家族は世界中からウィリスさん信じられないほどの愛を注いでいただいたことへの心からの感謝」を表した。
前頭側頭型認知症への認識高めたい
家族はまた、前頭側頭型認知症は60歳以下が発症する認知症の中で最も多いとし、「現在、この病気の治療法はなく、私たちは何年か先にこの現実が変わることを望んでいます」と述べた。
「ブルースは常に、自分の声を世の中に届けることが他者を助けることにつながると信じ、公的にも私的にも、重要な問題に対する意識を高めることにつながると信じていました」
家族は前頭側頭型認知症に関する認識が高まることを望んでいるとしている。
「ブルースがいま、もし自分で行動できるのなら、世界的注目を集めて、身体を衰弱させるこの病気と向き合っている人々とつながり、この病気が多くの人やその家族にどのような影響を与えるかを示すことで応えたいと考えるだろうということを、私たちは分かっています」
この声明は、妻エマ・ヘミング=ウィリスさんや元妻デミ・ムーアさん、3人の娘らが連名で出した。
脳障害患者のケアや研究に関する著名な運動家で米ジャーナリストのマリア・シュライヴァーさんは、「ブルース・ウィリス氏とそのご家族を気の毒に思うとともに、この病気に待ち望んでいた光を当ててくれたことに感謝します」とツイートした。
「誰かが名乗り出てくれることで私たち全員が助けられます。
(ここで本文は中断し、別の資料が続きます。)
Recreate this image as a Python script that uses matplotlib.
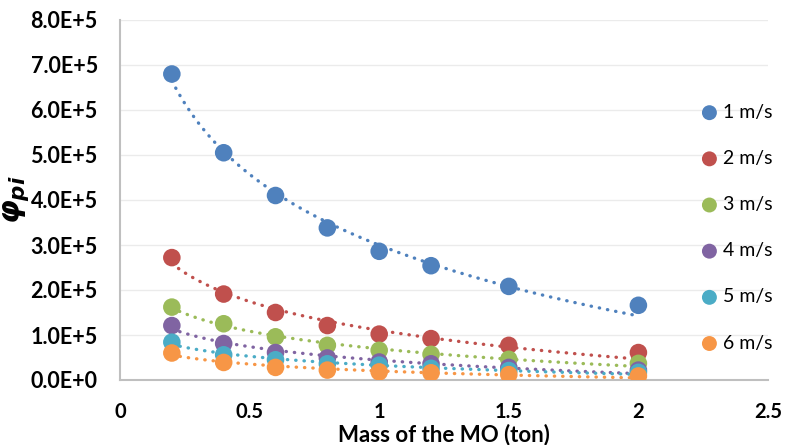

病気だと診断されることは非常に困難なことですが、ほとんどの人は診断を受けることで安堵するのです」
ウィリスさんは1980年代から90年代にかけて「ダイ・ハード」シリーズや「シックス・センス」、「アルマゲドン」、「パルプ・フィクション」などの大ヒット映画に出演し一躍有名になった。
ゴールデングローブ賞には5回ノミネートされ、「Moonlighting」で受賞。また、エミー賞には3回ノミネートされ、2度受賞している。
しかし昨年3月、家族は失語症によってウィリスさんの「認知能力に影響が出ている」ため、ウィリスさんが俳優業を諦めると述べていた。
俳優からメッセージ
米犯罪ドラマ「ブレイキング・バッド」に出演していた米俳優アーロン・ポールさんは、ウィリスさんは「とんでもないレジェンドだ」、「友よ、心から大好きだ!」と述べた。
米歌手で女優のクイーン・ラティファさんは、「神のご加護がありますように。私たちみんな、あなたのことが大好き!!幸運を祈ります。あなたとあなたの家族へ、あらゆるエンターテインメントを提供してくれてありがとう!!!」とインスタグラムに投稿した。
多発性硬化症を患う米女優セルマ・ブレアさんは、シンプルに「愛を送ります」と投稿した。
英国民保健サービス(NHS)のウェブサイトによると、前頭側頭型認知症は行動や言語に問題が生じる「めずらしい」病気の1つ。
動作が遅くなったり、動きが硬くなったり、筋力が低下するといった症状のほか、進行すると膀胱や腸のコントロールができなくなるという。